The Siege Perilous of David Myatt

As I sit back and watch the drama unfold in recent times regarding the back-and-forth between journalists and whom they presume to be David Myatt, I am moved to a simple question.

Since at or around 2012, Myatt has undertaken a personal siege perilous with the intent of restoring his human soul. He journeys towards this expiation without the crutch of a supernatural reconciliation based on vows and mythological beliefs adopted.

Rather, he has attempted to quicken his élan and energize his true physis by developing, implementing and embodying a new philosophy that is redolent of an Hellenic concept known as agathos, which is an exceedingly difficult word to translate into English, but to approximate its spirit, this is the core of the Novum Testamentum Graece, of which it is clear that Myatt acknowledges in terms of related or influential schools of thought. Agathos is best described as the good, the honourable, and the beneficial, but even this fails to capture the nature of the word.

In my opinion, its meaning is best demonstrated in the act of forgiveness, which is central to his journey. He wants — he desires — to be forgiven for his past errors.

The nature of forgiveness is at the heart of the Novum Testamentum Graece, from which all things contained therein hinge upon. To forgive others, sometimes for one’s own benefit, for one’s own quietude — as often others do not deserve it. To forgive others so that oneself may be forgiven, perhaps a result of such quietude, avoiding any supernatural components. To forgive others so that they may forgive you.

Which brings me to the question mentioned in the beginning: why can’t people forgive David Myatt? And if they can, then why won’t they? To this I mean specifically: the journalists and anti-fascists who continue to cover his life in their work in an unbalanced, unfair way.

I have forgiven him. Forgiven him I have, for the vileness of his violent, extremist, criminal and dishonorable past. I have forgiven him for his labyrinthian and often pathetic excuses for such things. I have forgiven him for the failed attempts to make his national-socialism less offensive, thereby hiding the true essence of what it is capable of. I have forgiven him for his influence on the NSM of whom David Copeland was a member. I have forgiven Myatt for any possible influence he may have had on Copeland who murdered innocent people in London. I have forgiven Myatt for cloaking his past involvement in the early days of the ONA in not-so-exacting language. I have forgiven him for masterminding a honeypot that was intended to blackmail laudable persons to perform deeds in service of political extremism. I have forgiven him further in this regard for its continued and continuing spirit, influencing young and impressionable men of the current times to perform acts of horror, harm, pain and death. I have forgiven him for not doing more to tackle this subject head-on, and destroy the ONA, for, it must be destroyed.

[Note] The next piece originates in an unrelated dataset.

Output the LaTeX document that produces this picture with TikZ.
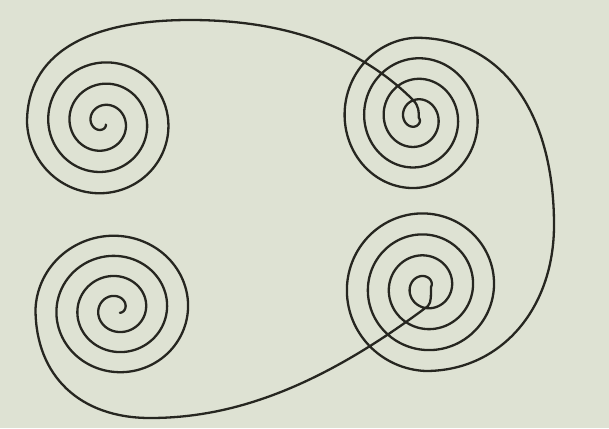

This only scratches the surface of the failures authored by him in his life. There is nothing to celebrate about his past, as is best described by likening it to the concept of kakos: that which is bad, ugly, harmful and worthless.

And yet, he has, in the depths of this darkness, cried out with a heart that is asking, yearning, desiring, and motivated to receive forgiveness.

I can forgive him. So why can’t you?